Sin lácteo, sin gluten, sin azúcar

Hace unos días invité a mi esposo a desayunar. Cuando estacionamos frente al lugar elegido, se bajó del automóvil y se paralizó. En letras vistosas rezaba: “sin lácteo, sin gluten, sin azúcar”. Medio en serio, medio en broma me dijo: “tú come ahí y yo me compro un pancito en la tienda de al lado”. Superado el miedo, entramos en la cafetería y disfrutamos de un banquete nutritivo. Una vez en casa, y para la cena, horneamos una pizza con mucho queso, tal y como le gusta a él.
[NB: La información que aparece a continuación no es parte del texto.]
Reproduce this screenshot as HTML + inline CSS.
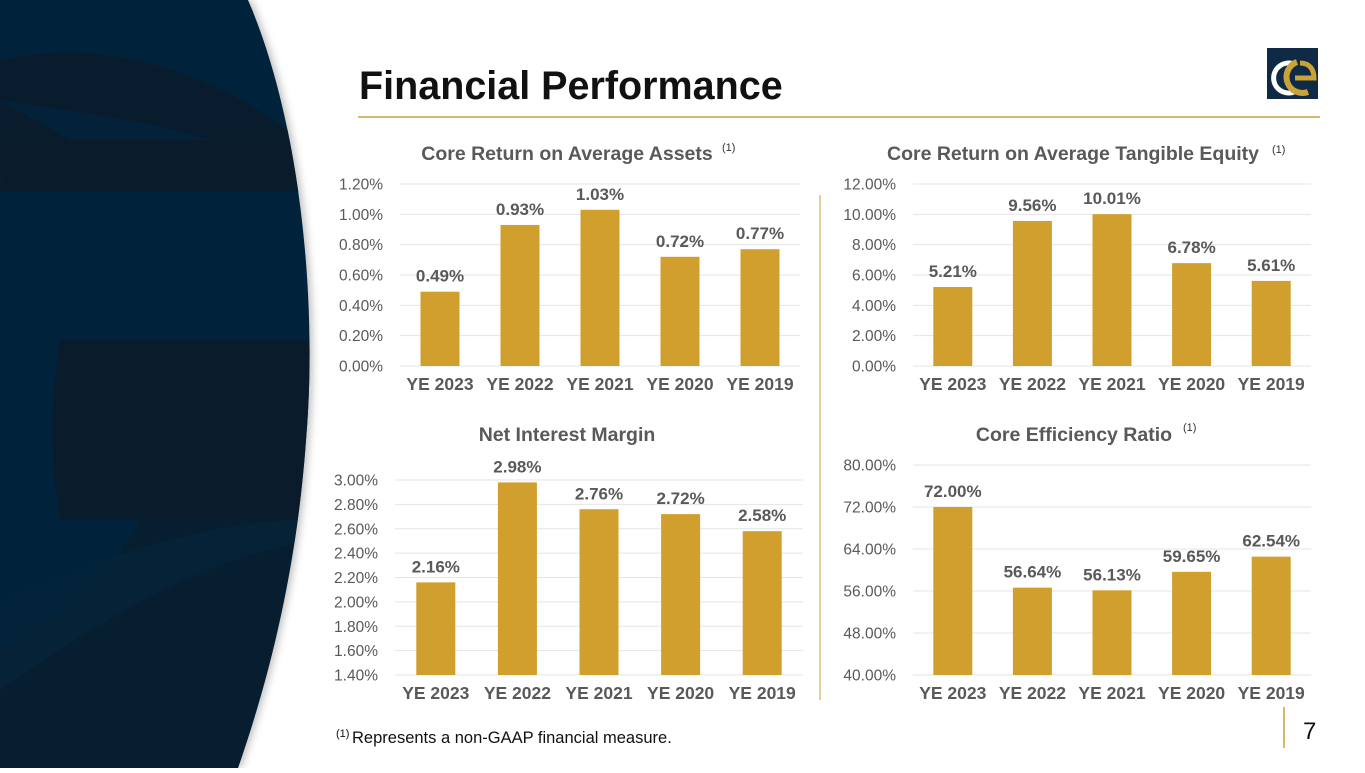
<!DOCTYPE html>
<html><head><meta charset="utf-8"><style>
html,body{margin:0;padding:0;background:#fff;}
body{width:1365px;height:768px;overflow:hidden;position:relative;font-family:"Liberation Sans",Arial,sans-serif;}
svg text{font-family:"Liberation Sans",Arial,sans-serif;}
</style></head><body>
<svg id="s" width="1365" height="768" viewBox="0 0 1365 768">
 <defs>
  <clipPath id="bgc"><path d="M0,0 L248,0 C300,120 318,300 306,440 C296,580 265,690 238,768 L0,768 Z"/></clipPath>
  <filter id="sh" x="-10%" y="-10%" width="130%" height="120%"><feDropShadow dx="3" dy="0" stdDeviation="4" flood-color="#000" flood-opacity="0.25"/></filter>
 </defs>
 <g>
  <path d="M0,0 L248,0 C300,120 318,300 306,440 C296,580 265,690 238,768 L0,768 Z" fill="#03223a" filter="url(#sh)"/>
  <g clip-path="url(#bgc)">
   <path d="M0,60 C90,40 200,60 300,140 L300,190 L0,190 Z" fill="#0b1c2b" opacity="0.8"/>
   <path d="M0,100 C60,110 150,120 210,140 L70,140 Z" fill="#03223a"/>
   <path d="M0,140 L320,140 L320,192 L0,192 Z" fill="#0b1c2b" opacity="0.6"/>
   <path d="M0,160 C0,170 5,180 8,190 L0,190Z" fill="#0b1c2b"/>
   <path d="M60,340 L310,340 L310,520 L60,520 C50,460 50,400 60,340 Z" fill="#0b1c2b" opacity="0.9"/>
   <path d="M140,520 L310,520 L310,768 L0,768 L0,650 C60,620 110,580 140,520 Z" fill="#0b1c2b" opacity="0.6"/>
   <path d="M0,600 C100,560 200,520 310,520 L310,540 C200,560 100,620 0,690 Z" fill="#04233a" opacity="0.7"/>
  </g>
 </g>
 <text x="359" y="99" font-size="39.5" font-weight="bold" fill="#111">Financial Performance</text>
 <line x1="358" y1="117" x2="1320" y2="117" stroke="#c9a23a" stroke-width="1.5"/>
 <g>
  <rect x="1267" y="48" width="51" height="51" fill="#0f2a44"/>
  <path d="M1294,64 A15,15 0 1 0 1294,92" fill="none" stroke="#fff" stroke-width="5"/>
  <path d="M1297,62 A15,15 0 1 0 1308,92" fill="none" stroke="#c9a23a" stroke-width="6"/>
  <path d="M1300,63 C1310,63 1314,70 1314,78 L1295,78" fill="none" stroke="#c9a23a" stroke-width="5"/>
 </g>
 <line x1="820" y1="195" x2="820" y2="700" stroke="#c9a23a" stroke-width="1"/>
 <g id="charts"></g>
 <text x="336" y="737" font-size="11" fill="#111">(1)</text>
 <text x="352" y="743" font-size="16.5" fill="#111">Represents a non-GAAP financial measure.</text>
 <line x1="1284" y1="707" x2="1284" y2="748" stroke="#c9a23a" stroke-width="1.5"/>
 <text x="1303" y="739" font-size="24" fill="#111">7</text>
</svg>
<script>
const categories = ["YE 2023","YE 2022","YE 2021","YE 2020","YE 2019"];
const roaValues = [0.49,0.93,1.03,0.72,0.77];
const roaTicks = [0,0.2,0.4,0.6,0.8,1.0,1.2];
const roteValues = [5.21,9.56,10.01,6.78,5.61];
const roteTicks = [0,2,4,6,8,10,12];
const nimValues = [2.16,2.98,2.76,2.72,2.58];
const nimTicks = [1.4,1.6,1.8,2.0,2.2,2.4,2.6,2.8,3.0];
const effValues = [72.00,56.64,56.13,59.65,62.54];
const effTicks = [40,48,56,64,72,80];

const NS="http://www.w3.org/2000/svg";
const root=document.getElementById('charts');
function mk(tag,attrs,parent,txt){const e=document.createElementNS(NS,tag);for(const k in attrs)e.setAttribute(k,attrs[k]);if(txt!==undefined)e.textContent=txt;parent.appendChild(e);return e;}

function drawChart(cfg){
  const g=mk('g',{},root);
  
  
  const min=cfg.ticks[0],max=cfg.ticks[cfg.ticks.length-1];
  const y=v=>cfg.bottom-(v-min)/(max-min)*(cfg.bottom-cfg.top);
  const bw=(cfg.x1-cfg.x0)/categories.length;
  const x=i=>cfg.x0+bw*(i+0.5);
  const t=mk('text',{x:cfg.titleX,y:cfg.titleY,'font-size':19.5,'font-weight':'bold',fill:'#595959','text-anchor':'middle'},g,cfg.title);
  
  
  if(cfg.note){const n=mk('text',{x:cfg.noteX,y:cfg.noteY,'font-size':11,fill:'#333'},g,'(1)');
    
    }
  cfg.ticks.forEach(tv=>{
    const l=mk('line',{x1:cfg.x0,x2:cfg.x1,y1:y(tv),y2:y(tv),stroke:'#e4e4e4','stroke-width':1},g);
    
    
    const tl=mk('text',{x:cfg.x0-17,y:y(tv)+5.5,'font-size':15.5,fill:'#595959','text-anchor':'end'},g,tv.toFixed(2)+'%');
    
    
  });
  cfg.values.forEach((v,i)=>{
    const r=mk('rect',{x:x(i)-19.5,y:y(v),width:39,height:cfg.bottom-y(v),fill:'#d09f2d'},g);
    
    
    const vl=mk('text',{x:x(i),y:y(v)-10,'font-size':17,'font-weight':'bold',fill:'#595959','text-anchor':'middle'},g,v.toFixed(2)+'%');
    
    
    const cl=mk('text',{x:x(i),y:cfg.bottom+24,'font-size':17.5,'font-weight':'bold',fill:'#595959','text-anchor':'middle'},g,categories[i]);
    
    
  });
}
drawChart({name:'core-roaa-chart',title:'Core Return on Average Assets',titleX:567,titleY:160,note:true,noteX:722,noteY:151,values:roaValues,ticks:roaTicks,x0:400,x1:800,top:184,bottom:366});
drawChart({name:'core-rotce-chart',title:'Core Return on Average Tangible Equity',titleX:1073,titleY:160,note:true,noteX:1272,noteY:153,values:roteValues,ticks:roteTicks,x0:913,x1:1311,top:184,bottom:366});
drawChart({name:'net-interest-margin-chart',title:'Net Interest Margin',titleX:567,titleY:441,note:false,values:nimValues,ticks:nimTicks,x0:395,x1:803,top:480,bottom:675});
drawChart({name:'core-efficiency-ratio-chart',title:'Core Efficiency Ratio',titleX:1074,titleY:441,note:true,noteX:1183,noteY:431,values:effValues,ticks:effTicks,x0:913,x1:1311,top:465,bottom:675});
</script>
</body></html>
Más allá del pan sin gluten o la leche de almendras, actualmente vivimos en un mundo más diverso y con más opciones. Ya nada es blanco o negro. La gama de grises es tan variada que es posible encontrar una alternativa para cada persona, que va desde alimentos y la forma en que los consumimos, hasta el contenido que elegimos y el formato en el cual lo digerimos. Mi padre lee el periódico impreso, yo prefiero las aplicaciones de noticias, mi esposo usa las redes sociales y mi hija le pide a ‘Alexa Kids’ que le cuente las novedades mundiales.

Si nadamos en aguas más profundas, el concepto de familia también ha evolucionado. En mi época de infancia y adolescencia la madre soltera, separada o divorciada estaba marcada por un estigma que transgredía a sus hijos. Las parejas del mismo género vivían en la clandestinidad. Ahora, las nuevas generaciones entienden que familia no es exclusivo de mamá, papá y hermanos, todos viviendo bajo el mismo techo.

Ya no es tiempo de encasillarnos, sino de aceptar la diversidad. Si me preguntan a mí, soy sin lácteo, sin gluten, con poca azúcar; con una hija propia y dos entenados, recién casada con un hombre divorciado; sin relación de dependencia laboral; amante de los libros impresos, pero que lleva el Kindle en la cartera; nostálgica por la música antigua, rockera de los ochenta y que no soporta el reggaeton, pero ávida de escuchar los éxitos de Dua Lippa que Alexa toca para complacer a mi hija.